A run of records:
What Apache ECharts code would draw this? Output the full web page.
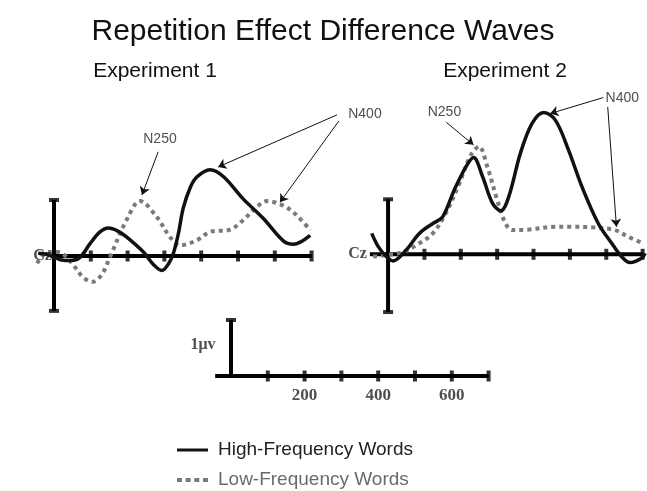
<!DOCTYPE html>
<html>
<head>
<meta charset="UTF-8">
<title>Repetition Effect Difference Waves</title>
<script src="https://cdn.jsdelivr.net/npm/echarts@6/dist/echarts.min.js"></script>
<style>
    body { margin: 0; background: #fff; }
    #main { width: 647px; height: 491px; }
</style>
</head>
<body>
<div id="main"></div>
<script>
    // difference waves: time (ms), amplitude (uV)
    var exp1HighTime = [-43, -20, 0, 20, 45, 70, 98, 125, 148, 175, 197, 243, 270, 293, 310, 324, 338, 351, 370, 388, 424, 460, 514, 569, 623, 650, 696];
    var exp1High     = [0.05, 0.03, -0.02, -0.07, -0.08, -0.03, 0.22, 0.43, 0.5, 0.44, 0.34, 0.07, -0.15, -0.26, -0.15, 0.04, 0.4, 0.85, 1.22, 1.41, 1.54, 1.42, 1.02, 0.67, 0.27, 0.21, 0.37];
    var exp1LowTime  = [-46, -16, 10, 22, 49, 79, 105, 130, 152, 197, 234, 279, 315, 342, 388, 424, 478, 514, 551, 578, 623, 659, 696];
    var exp1Low      = [-0.13, 0.07, 0.07, 0.05, -0.13, -0.38, -0.46, -0.33, -0.02, 0.64, 0.98, 0.7, 0.34, 0.19, 0.28, 0.43, 0.47, 0.64, 0.875, 0.98, 0.9, 0.73, 0.46];

    var exp2HighTime = [-45, -27, -5, 14, 50, 86, 123, 150, 182, 214, 235, 260, 287, 310, 332, 364, 396, 428, 460, 496, 533, 578, 615, 642, 665, 697, 707];
    var exp2High     = [0.38, 0.14, -0.04, -0.12, 0.08, 0.38, 0.56, 0.68, 1.17, 1.59, 1.76, 1.41, 0.93, 0.79, 1.05, 1.84, 2.38, 2.58, 2.44, 1.9, 1.23, 0.56, 0.2, -0.04, -0.15, -0.07, 0.02];
    var exp2LowTime  = [-41, 0, 41, 86, 123, 159, 196, 228, 250, 273, 300, 323, 342, 387, 460, 505, 560, 624, 660, 701];
    var exp2Low      = [-0.04, -0.01, 0.04, 0.2, 0.38, 0.75, 1.29, 1.81, 1.96, 1.59, 0.99, 0.56, 0.44, 0.45, 0.5, 0.5, 0.49, 0.44, 0.32, 0.2];

    var tickMs = [100, 200, 300, 400, 500, 600, 700];
    var scaleLabels = [200, 400, 600];

    var HIGH = 'High-Frequency Words';
    var LOW = 'Low-Frequency Words';
    var sans = '"Liberation Sans", Arial, sans-serif';
    var serif = '"Liberation Serif", "Times New Roman", serif';
    var highColor = '#111';
    var lowColor = '#7a7a7a';

    function pairs(t, v) {
        return t.map(function (x, i) { return [x, v[i]]; });
    }

    // axis drawn like the original: thick line, crossing ticks, end caps
    function axisSeries(g, xStart, yBottom, yTop, caps) {
        return [
            { type: 'line', xAxisIndex: g, yAxisIndex: g, data: [[xStart, 0], [700, 0]], symbol: 'none', silent: true, clip: false,
              lineStyle: { color: '#000', width: 4 }, z: 2 },
            { type: 'line', xAxisIndex: g, yAxisIndex: g, data: [[0, yBottom], [0, yTop]], symbol: 'none', silent: true, clip: false,
              lineStyle: { color: '#000', width: 4 }, z: 2 },
            { type: 'scatter', xAxisIndex: g, yAxisIndex: g, data: tickMs.map(function (t) { return [t, 0]; }), symbol: 'rect',
              symbolSize: [4, 11], itemStyle: { color: '#000' }, silent: true, clip: false, z: 2 },
            { type: 'scatter', xAxisIndex: g, yAxisIndex: g, data: caps, symbol: 'rect',
              symbolSize: [10, 4], itemStyle: { color: '#000' }, silent: true, clip: false, z: 2 }
        ];
    }

    function waves(g, hi, lo) {
        return [
            { name: LOW, type: 'line', xAxisIndex: g, yAxisIndex: g, data: lo, symbol: 'none', smooth: 0.35, clip: false,
              itemStyle: { color: lowColor },
              lineStyle: { color: lowColor, width: 4, type: [4, 4], cap: 'butt' }, z: 3 },
            { name: HIGH, type: 'line', xAxisIndex: g, yAxisIndex: g, data: hi, symbol: 'none', smooth: 0.35, clip: false,
              itemStyle: { color: highColor },
              lineStyle: { color: highColor, width: 3.5 }, z: 4 }
        ];
    }

    // text notes and arrows, placed in the panel's data coordinates
    // text entry: [x, y, text, position, distance, fontSize, fontWeight, fontFamily]
    function notes(g, texts, arrows) {
        return {
            type: 'scatter', xAxisIndex: g, yAxisIndex: g, symbolSize: 0, silent: true, clip: false, z: 5,
            data: texts.map(function (t) {
                return { value: [t[0], t[1]], label: { show: true, formatter: t[2], position: t[3] || 'inside',
                    distance: t[4] || 0, color: '#222', fontFamily: t[7] || sans, fontSize: t[5] || 14,
                    fontWeight: t[6] || 'normal' } };
            }),
            markLine: {
                silent: true, symbol: ['none', 'arrow'], symbolSize: 8, animation: false,
                label: { show: false },
                lineStyle: { color: '#111', width: 1, type: 'solid' },
                data: arrows.map(function (a) { return [{ coord: a[0] }, { coord: a[1] }]; })
            }
        };
    }

    var chart = echarts.init(document.getElementById('main'), null, { renderer: 'canvas' });

    var hiddenX = { type: 'value', show: false };
    var hiddenY = { type: 'value', show: false };

    var series = []
        .concat(axisSeries(0, -8, -0.98, 1, [[0, 1], [0, -0.98]]))
        .concat(waves(0, pairs(exp1HighTime, exp1High), pairs(exp1LowTime, exp1Low)))
        .concat([notes(0,
            [[288, 2.09, 'N250'], [845, 2.54, 'N400'], [-6, 0, 'Cz', 'left', 0, 16, 'bold', serif]],
            [[[283, 1.86], [239, 1.09]], [[769, 2.52], [446, 1.59]], [[774, 2.41], [614, 0.96]]])])
        .concat(axisSeries(1, -50, -1.05, 1, [[0, 1], [0, -1.05]]))
        .concat(waves(1, pairs(exp2HighTime, exp2High), pairs(exp2LowTime, exp2Low)))
        .concat([notes(1,
            [[155, 2.59, 'N250'], [644, 2.84, 'N400'], [-50, 0, 'Cz', 'left', 3, 16, 'bold', serif]],
            [[[160, 2.40], [235, 1.99]], [[592, 2.85], [446, 2.56]], [[604, 2.68], [628, 0.50]]])])
        .concat(axisSeries(2, -43, 0, 1, [[0, 1]]))
        .concat([notes(2,
            scaleLabels.map(function (v) { return [v, 0, String(v), 'bottom', 11, 17, 'bold', serif]; })
                .concat([[-76, 0.55, '1\u03bcv', 'inside', 0, 16, 'bold', serif]]),
            [])]);

    var option = {
        animation: false,
        backgroundColor: '#fff',
        title: [
            { text: 'Repetition Effect Difference Waves', left: 323, top: 17, padding: 0, textAlign: 'center',
              textStyle: { fontFamily: sans, fontSize: 30, fontWeight: 'normal', color: '#111' } },
            { text: 'Experiment 1', left: 155, top: 61, padding: 0, textAlign: 'center',
              textStyle: { fontFamily: sans, fontSize: 21, fontWeight: 'normal', color: '#111' } },
            { text: 'Experiment 2', left: 505, top: 61, padding: 0, textAlign: 'center',
              textStyle: { fontFamily: sans, fontSize: 21, fontWeight: 'normal', color: '#111' } }
        ],
        legend: {
            orient: 'vertical', left: 177, top: 439, height: 80, padding: 0,
            itemWidth: 31, itemHeight: 4, itemGap: 8,
            selectedMode: false,
            textStyle: { fontFamily: sans, fontSize: 19, lineHeight: 22, padding: [0, 0, 0, 5] },
            data: [
                { name: HIGH, icon: 'path://M0,0h31v3h-31z', itemStyle: { color: highColor },
                  textStyle: { color: '#222' } },
                { name: LOW, icon: 'path://M0,0h5v4h-5zM8.7,0h5v4h-5zM17.3,0h5v4h-5zM26,0h5v4h-5z',
                  itemStyle: { color: lowColor }, textStyle: { color: '#6a6a6a' } }
            ]
        },
        grid: [
            { left: 30.08, top: 102, width: 355.12, height: 224 },
            { left: 351.7, top: 83.8, width: 297.2, height: 236.5 },
            { left: 194.2, top: 308.8, width: 312.8, height: 100.8 }
        ],
        xAxis: [
            Object.assign({ gridIndex: 0, min: -65, max: 900 }, hiddenX),
            Object.assign({ gridIndex: 1, min: -100, max: 712 }, hiddenX),
            Object.assign({ gridIndex: 2, min: -100, max: 750 }, hiddenX)
        ],
        yAxis: [
            Object.assign({ gridIndex: 0, min: -1.25, max: 2.75 }, hiddenY),
            Object.assign({ gridIndex: 1, min: -1.2, max: 3.1 }, hiddenY),
            Object.assign({ gridIndex: 2, min: -0.6, max: 1.2 }, hiddenY)
        ],
        series: series
    };

    chart.setOption(option);
</script>
</body>
</html>
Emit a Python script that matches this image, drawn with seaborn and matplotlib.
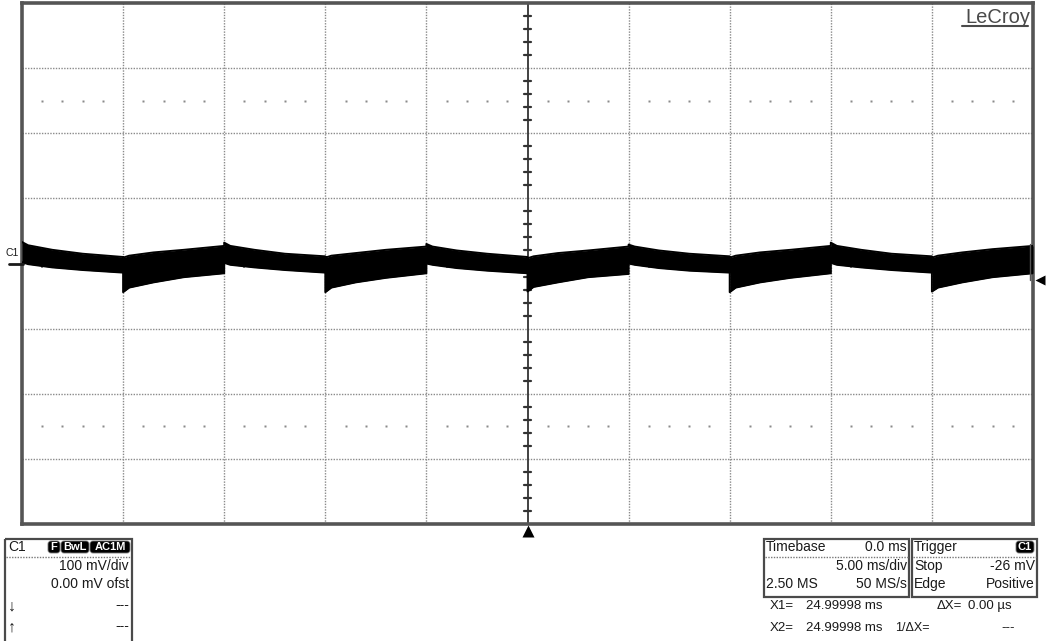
import numpy as np
import matplotlib
matplotlib.use("Agg")
import matplotlib.pyplot as plt
from matplotlib.patches import Rectangle, FancyBboxPatch
import seaborn as sns

# time axis in ms (5 ms/div, 10 div), envelope of the noisy trace in mV (100 mV/div)
t_ms = [0, 0.3, 1.5, 3, 5,
        5, 5.3, 6.5, 8, 10,
        10, 10.3, 11.5, 13, 15,
        15, 15.3, 16.5, 18, 20,
        20, 20.3, 21.5, 23, 25,
        25, 25.3, 26.5, 28, 30,
        30, 30.3, 31.5, 33, 35,
        35, 35.3, 36.5, 38, 40,
        40, 40.3, 41.5, 43, 45,
        45, 45.3, 46.5, 48, 50]
top_mv = [33, 28, 21, 15, 10,
          9, 12, 17, 21, 27,
          32, 27, 21, 15, 11,
          9, 12, 16, 21, 26,
          30, 26, 20, 15, 10,
          8, 11, 16, 20, 26,
          29, 26, 20, 15, 11,
          9, 12, 17, 21, 27,
          32, 27, 21, 15, 11,
          9, 12, 17, 22, 27]
bot_mv = [2, -1, -6, -10, -14,
          -44, -37, -29, -21, -15,
          1, -2, -6, -10, -14,
          -44, -37, -29, -22, -15,
          0, -2, -7, -11, -15,
          -43, -36, -29, -21, -16,
          0, -2, -7, -11, -14,
          -44, -37, -29, -22, -15,
          1, -2, -6, -10, -14,
          -43, -37, -29, -21, -15]

ch_badges = ["F", "BwL", "AC1M"]
ch_rows = ["100 mV/div", "0.00 mV ofst"]
tb_rows = [("Timebase", "0.0 ms"), ("", "5.00 ms/div"), ("2.50 MS", "50 MS/s")]
trig_rows = [("Trigger", ""), ("Stop", "-26 mV"), ("Edge", "Positive")]
trig_level_mv = -26

sns.set_theme(style="white")
plt.rcParams['font.family'] = ['Liberation Sans', 'DejaVu Sans']

W, H = 1047, 641
fig = plt.figure(figsize=(W / 100, H / 100), dpi=100)
fig.patch.set_facecolor("white")

# graticule area in pixels
L, T, R, B = 22, 3, 1033, 524
ax = fig.add_axes([L / W, (H - B) / H, (R - L) / W, (B - T) / H])
ax.set_xlim(0, 50)
ax.set_ylim(-400, 400)
ax.set_xticks([])
ax.set_yticks([])
for s in ax.spines.values():
    s.set_color("#555555")
    s.set_linewidth(2.6)

grid_kw = dict(color="#8a8a8a", lw=1.0, ls=(0, (1, 1)), zorder=1)
for x in range(5, 50, 5):
    if x != 25:
        ax.axvline(x, **grid_kw)
for y in (-300, -200, -100, 100, 200, 300):
    ax.axhline(y, **grid_kw)
ax.axvline(25, color="#333333", lw=1.3, zorder=1)
ax.axhline(0, color="#333333", lw=1.3, zorder=1)

# minor ticks on centre lines
for y in range(-380, 400, 20):
    if y % 100:
        ax.plot([24.83, 25.17], [y, y], color="#333333", lw=1.6, zorder=1)
for x in range(1, 50):
    if x % 5:
        ax.plot([x, x], [-5.5, 5.5], color="#333333", lw=1.3, zorder=1)

# dot rows at +/-2.5 div
dot_x = [x for x in range(1, 50) if x % 5]
for y in (250, -250):
    ax.plot(dot_x, [y] * len(dot_x), ls="none", marker="s", ms=1.6,
            color="#8a8a8a", mec="none", zorder=1)

# trace band
ax.fill_between(t_ms, bot_mv, top_mv, color="black", lw=0, zorder=3)
sns.lineplot(x=t_ms, y=top_mv, estimator=None, sort=False, color="black",
             lw=1.4, ax=ax, zorder=3)
sns.lineplot(x=t_ms, y=bot_mv, estimator=None, sort=False, color="black",
             lw=1.4, ax=ax, zorder=3)
ax.plot([49.85, 49.85], [top_mv[-1] + 3, bot_mv[-1] - 10], color="#555555", lw=1, zorder=4)

ax.text(49.85, 393, "LeCroy", ha="right", va="top", fontsize=14.5, color="#4a4a4a")
ax.plot([46.5, 49.75], [365, 365], color="#4a4a4a", lw=1.5)

# overlay in pixel coords
ov = fig.add_axes([0, 0, 1, 1])
ov.set_xlim(0, W)
ov.set_ylim(H, 0)
ov.axis("off")
ov.patch.set_alpha(0)

txt = dict(fontsize=10, color="#1a1a1a", va="center")
cur = dict(fontsize=9.5, color="#1a1a1a", va="center")

# channel marker on the left
y0 = T + (B - T) / 2
ov.text(5, 253, "C1", fontsize=7.5, color="#1a1a1a", va="center")
ov.plot([9, 23], [y0, y0], color="#1a1a1a", lw=2)

# trigger markers
ov.plot([527.5], [530.5], marker="^", ms=8, color="black", mec="none", clip_on=False)
trig_y = y0 - trig_level_mv / 100 * (B - T) / 8
ov.plot([1040], [trig_y], marker="<", ms=7, color="black", mec="none", clip_on=False)

def badge(x0, x1, label, y=541, h=12):
    p = FancyBboxPatch((x0, y), x1 - x0, h, boxstyle="round,pad=0,rounding_size=3",
                       fc="black", ec="#777777", lw=0.6)
    ov.add_patch(p)
    ov.text((x0 + x1) / 2, y + h / 2 + 0.5, label, ha="center", va="center",
            fontsize=8, color="white", fontweight="bold")

# channel box
ov.add_patch(Rectangle((5, 539), 127, 120, fill=False, ec="#4a4a4a", lw=1.6, clip_on=False))
ov.plot([6, 131], [557, 557], color="#777777", lw=1, ls=(0, (1, 1)))
ov.text(8, 547, "C1", **txt)
for (x0, x1), lab in zip([(48, 60), (61, 89), (90, 130)], ch_badges):
    badge(x0, x1, lab)
ov.text(129, 566, ch_rows[0], ha="right", **txt)
ov.text(129, 584, ch_rows[1], ha="right", **txt)
ov.text(8, 606, "\u2193", fontsize=11.5, color="#1a1a1a", va="center")
ov.text(8, 627, "\u2191", fontsize=11.5, color="#1a1a1a", va="center")
ov.text(129, 605, "---", ha="right", **txt)
ov.text(129, 626, "---", ha="right", **txt)

# timebase box
ov.add_patch(Rectangle((764, 539), 145, 58, fill=False, ec="#4a4a4a", lw=1.6))
ov.plot([765, 908], [557, 557], color="#777777", lw=1, ls=(0, (1, 1)))
for yy, (lft, rgt) in zip([547, 566, 584], tb_rows):
    ov.text(766, yy, lft, ha="left", **txt)
    ov.text(907, yy, rgt, ha="right", **txt)

# trigger box
ov.add_patch(Rectangle((912, 539), 125, 58, fill=False, ec="#4a4a4a", lw=1.6))
ov.plot([913, 1036], [557, 557], color="#777777", lw=1, ls=(0, (1, 1)))
for yy, (lft, rgt) in zip([547, 566, 584], trig_rows):
    ov.text(914, yy, lft, ha="left", **txt)
    ov.text(1035, yy, rgt, ha="right", **txt)
badge(1016, 1034, "C1")

# cursor readouts
ov.text(770, 606, "X1=", **cur)
ov.text(806, 606, "24.99998 ms", **cur)
ov.text(962, 606, "\u0394X=", ha="right", **cur)
ov.text(968, 606, "0.00 \u00b5s", **cur)
ov.text(770, 628, "X2=", **cur)
ov.text(806, 628, "24.99998 ms", **cur)
ov.text(895, 628, "1/\u0394X=", fontsize=9, color="#1a1a1a", va="center")
ov.text(1015, 628, "---", ha="right", **cur)

fig.savefig("out.png", dpi=100, facecolor="white")
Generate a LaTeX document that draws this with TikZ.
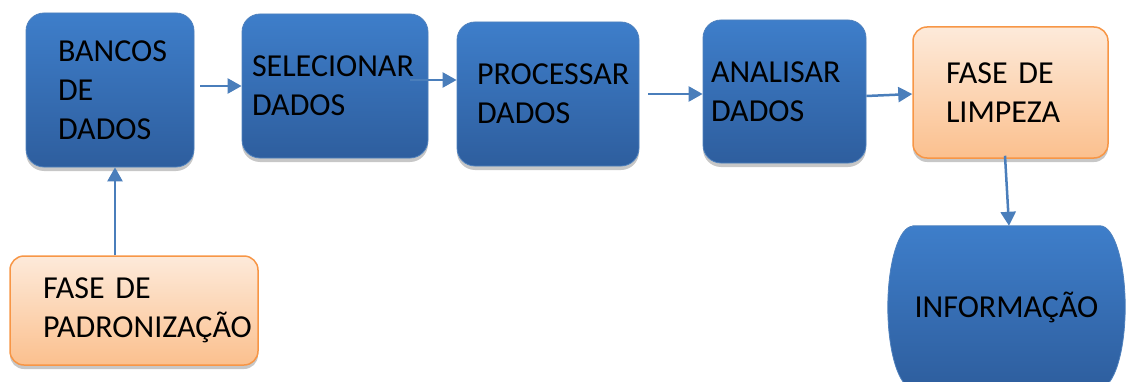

Do this:
Your task is to repeat the opening line of the entries above and each line after it, ending with the line that has "0.9, 0.73, 0.46];". Do not include the pictures.

Answer to this exercise:
What Apache ECharts code would draw this? Output the full web page.
<!DOCTYPE html>
<html>
<head>
<meta charset="UTF-8">
<title>Repetition Effect Difference Waves</title>
<script src="https://cdn.jsdelivr.net/npm/echarts@6/dist/echarts.min.js"></script>
<style>
    body { margin: 0; background: #fff; }
    #main { width: 647px; height: 491px; }
</style>
</head>
<body>
<div id="main"></div>
<script>
    // difference waves: time (ms), amplitude (uV)
    var exp1HighTime = [-43, -20, 0, 20, 45, 70, 98, 125, 148, 175, 197, 243, 270, 293, 310, 324, 338, 351, 370, 388, 424, 460, 514, 569, 623, 650, 696];
    var exp1High     = [0.05, 0.03, -0.02, -0.07, -0.08, -0.03, 0.22, 0.43, 0.5, 0.44, 0.34, 0.07, -0.15, -0.26, -0.15, 0.04, 0.4, 0.85, 1.22, 1.41, 1.54, 1.42, 1.02, 0.67, 0.27, 0.21, 0.37];
    var exp1LowTime  = [-46, -16, 10, 22, 49, 79, 105, 130, 152, 197, 234, 279, 315, 342, 388, 424, 478, 514, 551, 578, 623, 659, 696];
    var exp1Low      = [-0.13, 0.07, 0.07, 0.05, -0.13, -0.38, -0.46, -0.33, -0.02, 0.64, 0.98, 0.7, 0.34, 0.19, 0.28, 0.43, 0.47, 0.64, 0.875, 0.98, 0.9, 0.73, 0.46];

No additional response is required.